Anthony Powell’s centenary last year was rightly celebrated; not much notice, I think, was taken of C. P. Snow’s. This was hardly surprising. Shares in ‘Snow Preferred’ are, in Wodehouse’s phrase, ‘down in the cellar with no takers’. I would guess that very few under the age of, say, 50 have read the 11 volumes of his Strangers and Brothers sequence, published between 1940 and 1970. Yet he was then regarded as a major English novelist, and the sequence as being as important and ambitious as Powell’s.
Malcolm Bradbury, who had, I suspect, as a young man a greater admiration for Snow’s work than when he came to write The Modern English Novel (1993), described the sequence as
modern history seen from the inside, an account of the intentions and conflicts of the teachers, academics, lawyers, politicians, scientists and bureaucrats who over the troubled and often anarchic march of history hope to make reason, justice and progress prevail in human affairs, and who eventually shape and administer the changes in postwar Britain.
This is a fair enough summary, though it makes the novels seem more arid than they are. But at least it makes it clear that Snow had a real and worthwhile subject matter, something that can’t be said of all admired novelists today.

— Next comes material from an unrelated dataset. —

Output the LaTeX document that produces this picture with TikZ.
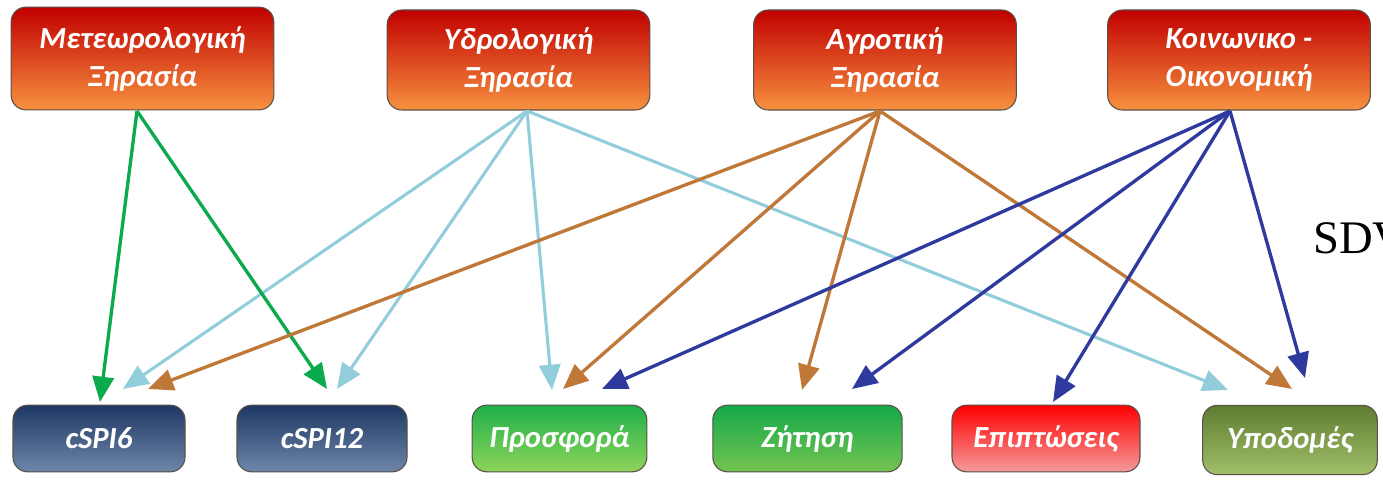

He wrote for grown-ups and he is one of the few English novelists capable of writing seriously and intelligently about public life, about men — rarely women — who get things done.
There’s a passage in Homecomings, one of the best novels in the sequence, which admirably displays his understanding of these matters. His narrator, Lewis Eliot, a lawyer, is a wartime civil servant; the head of his department, Hector Rose, is a man with an ‘aptitude for power’.
Since the war began he had been totally immersed in it, carrying responsibility without a blink.